START RECORDS SUPPLIED

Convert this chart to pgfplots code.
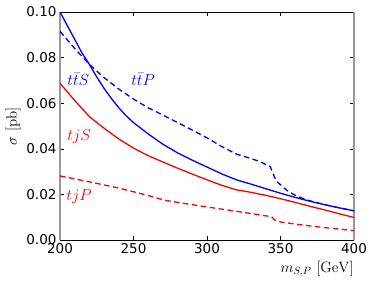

END RECORDS SUPPLIED
START RECORDS SUPPLIED

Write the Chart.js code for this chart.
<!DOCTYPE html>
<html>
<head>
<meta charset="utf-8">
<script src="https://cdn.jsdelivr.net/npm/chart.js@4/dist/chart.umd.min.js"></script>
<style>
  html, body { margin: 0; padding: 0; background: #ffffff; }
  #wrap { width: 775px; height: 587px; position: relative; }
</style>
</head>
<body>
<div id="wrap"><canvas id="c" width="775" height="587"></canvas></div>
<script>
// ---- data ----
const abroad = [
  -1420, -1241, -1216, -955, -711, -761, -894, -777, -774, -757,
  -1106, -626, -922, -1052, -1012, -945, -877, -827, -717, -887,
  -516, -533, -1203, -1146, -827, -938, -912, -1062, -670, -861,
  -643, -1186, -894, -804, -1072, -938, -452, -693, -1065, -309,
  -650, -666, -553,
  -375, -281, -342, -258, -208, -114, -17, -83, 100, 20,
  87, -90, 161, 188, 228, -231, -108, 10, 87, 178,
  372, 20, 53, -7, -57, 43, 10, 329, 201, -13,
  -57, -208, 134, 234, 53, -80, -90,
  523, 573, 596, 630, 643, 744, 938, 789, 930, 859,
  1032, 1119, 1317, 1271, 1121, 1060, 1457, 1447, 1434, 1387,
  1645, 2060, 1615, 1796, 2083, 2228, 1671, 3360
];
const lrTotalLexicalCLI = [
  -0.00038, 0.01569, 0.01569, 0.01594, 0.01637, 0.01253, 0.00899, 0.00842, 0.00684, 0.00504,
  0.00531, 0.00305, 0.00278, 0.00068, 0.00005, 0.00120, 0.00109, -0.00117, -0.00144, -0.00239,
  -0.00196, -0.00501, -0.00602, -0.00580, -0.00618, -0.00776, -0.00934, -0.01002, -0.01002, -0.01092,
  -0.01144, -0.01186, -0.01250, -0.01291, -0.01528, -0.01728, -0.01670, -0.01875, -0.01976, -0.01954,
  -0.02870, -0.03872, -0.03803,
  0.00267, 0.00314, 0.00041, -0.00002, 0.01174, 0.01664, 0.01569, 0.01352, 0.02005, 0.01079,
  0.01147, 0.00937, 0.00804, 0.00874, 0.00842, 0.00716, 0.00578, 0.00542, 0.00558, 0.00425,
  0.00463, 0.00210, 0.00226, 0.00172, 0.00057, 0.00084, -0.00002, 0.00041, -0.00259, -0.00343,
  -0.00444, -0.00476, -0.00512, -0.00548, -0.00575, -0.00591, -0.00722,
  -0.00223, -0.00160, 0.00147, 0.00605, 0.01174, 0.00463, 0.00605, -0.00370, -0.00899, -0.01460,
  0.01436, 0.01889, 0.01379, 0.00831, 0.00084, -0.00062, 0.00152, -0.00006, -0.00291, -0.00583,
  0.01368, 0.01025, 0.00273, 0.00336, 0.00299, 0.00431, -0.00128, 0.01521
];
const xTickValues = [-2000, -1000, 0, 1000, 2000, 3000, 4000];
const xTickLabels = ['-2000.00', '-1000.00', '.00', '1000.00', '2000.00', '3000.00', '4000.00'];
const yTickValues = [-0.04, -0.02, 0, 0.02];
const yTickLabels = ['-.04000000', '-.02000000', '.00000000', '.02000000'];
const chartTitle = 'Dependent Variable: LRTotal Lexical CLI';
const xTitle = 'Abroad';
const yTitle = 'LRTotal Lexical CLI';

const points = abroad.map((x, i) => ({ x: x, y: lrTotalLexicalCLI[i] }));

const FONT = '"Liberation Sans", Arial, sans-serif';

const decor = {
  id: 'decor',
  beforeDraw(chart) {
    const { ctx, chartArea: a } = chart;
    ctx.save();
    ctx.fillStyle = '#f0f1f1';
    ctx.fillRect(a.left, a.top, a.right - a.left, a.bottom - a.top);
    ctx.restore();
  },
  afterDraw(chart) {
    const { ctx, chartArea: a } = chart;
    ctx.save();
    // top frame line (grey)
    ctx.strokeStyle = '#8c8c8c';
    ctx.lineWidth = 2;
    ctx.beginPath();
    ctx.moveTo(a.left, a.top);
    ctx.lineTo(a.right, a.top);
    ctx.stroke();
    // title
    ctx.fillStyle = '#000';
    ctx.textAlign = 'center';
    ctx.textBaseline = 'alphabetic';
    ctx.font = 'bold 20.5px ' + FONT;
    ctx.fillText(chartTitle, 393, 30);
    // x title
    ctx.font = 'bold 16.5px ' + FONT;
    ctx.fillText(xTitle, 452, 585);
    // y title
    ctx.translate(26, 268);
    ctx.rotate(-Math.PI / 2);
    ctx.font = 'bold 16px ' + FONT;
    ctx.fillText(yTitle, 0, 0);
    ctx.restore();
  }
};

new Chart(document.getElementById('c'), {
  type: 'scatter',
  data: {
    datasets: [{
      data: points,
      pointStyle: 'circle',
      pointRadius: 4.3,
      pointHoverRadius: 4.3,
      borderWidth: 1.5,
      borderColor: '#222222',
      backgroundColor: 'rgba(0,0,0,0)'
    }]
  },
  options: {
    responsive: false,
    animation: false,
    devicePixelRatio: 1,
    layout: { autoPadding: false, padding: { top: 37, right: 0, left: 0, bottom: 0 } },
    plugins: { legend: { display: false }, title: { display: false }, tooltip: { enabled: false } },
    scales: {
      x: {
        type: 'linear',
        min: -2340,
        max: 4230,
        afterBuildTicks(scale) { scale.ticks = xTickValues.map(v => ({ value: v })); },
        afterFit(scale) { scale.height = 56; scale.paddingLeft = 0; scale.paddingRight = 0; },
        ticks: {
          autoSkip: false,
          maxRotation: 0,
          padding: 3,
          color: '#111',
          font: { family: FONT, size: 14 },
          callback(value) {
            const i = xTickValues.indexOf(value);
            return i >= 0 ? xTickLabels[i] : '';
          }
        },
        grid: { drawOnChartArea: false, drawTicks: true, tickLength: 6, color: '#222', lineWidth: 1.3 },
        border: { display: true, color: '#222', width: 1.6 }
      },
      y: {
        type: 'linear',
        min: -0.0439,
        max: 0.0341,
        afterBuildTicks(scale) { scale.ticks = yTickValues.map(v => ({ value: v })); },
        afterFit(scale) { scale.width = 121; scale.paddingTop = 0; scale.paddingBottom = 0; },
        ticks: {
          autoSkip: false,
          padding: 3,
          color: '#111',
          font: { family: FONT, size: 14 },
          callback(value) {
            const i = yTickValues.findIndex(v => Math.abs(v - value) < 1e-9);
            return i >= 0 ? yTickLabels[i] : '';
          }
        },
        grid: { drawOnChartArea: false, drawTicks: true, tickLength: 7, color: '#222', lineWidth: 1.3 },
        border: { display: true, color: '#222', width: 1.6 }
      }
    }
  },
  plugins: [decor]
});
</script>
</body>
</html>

END RECORDS SUPPLIED
START RECORDS SUPPLIED

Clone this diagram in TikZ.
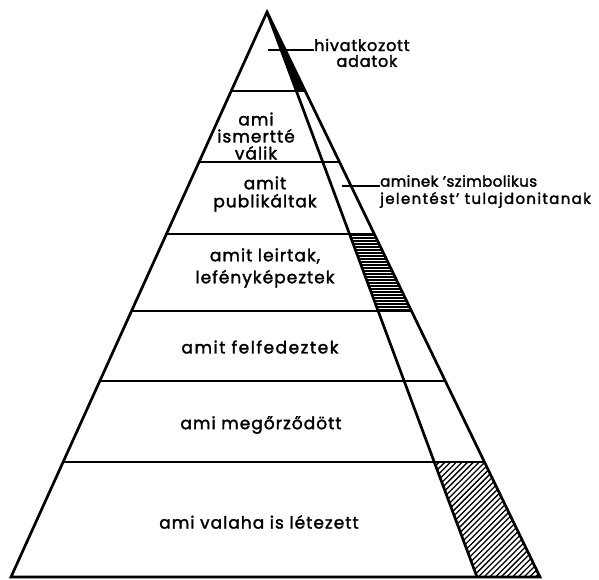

END RECORDS SUPPLIED

### TASK INSTRUCTIONS
Copy out each line of the data where the string "code" appears.

### WORKED SOLUTION
Convert this chart to pgfplots code.
Write the Chart.js code for this chart.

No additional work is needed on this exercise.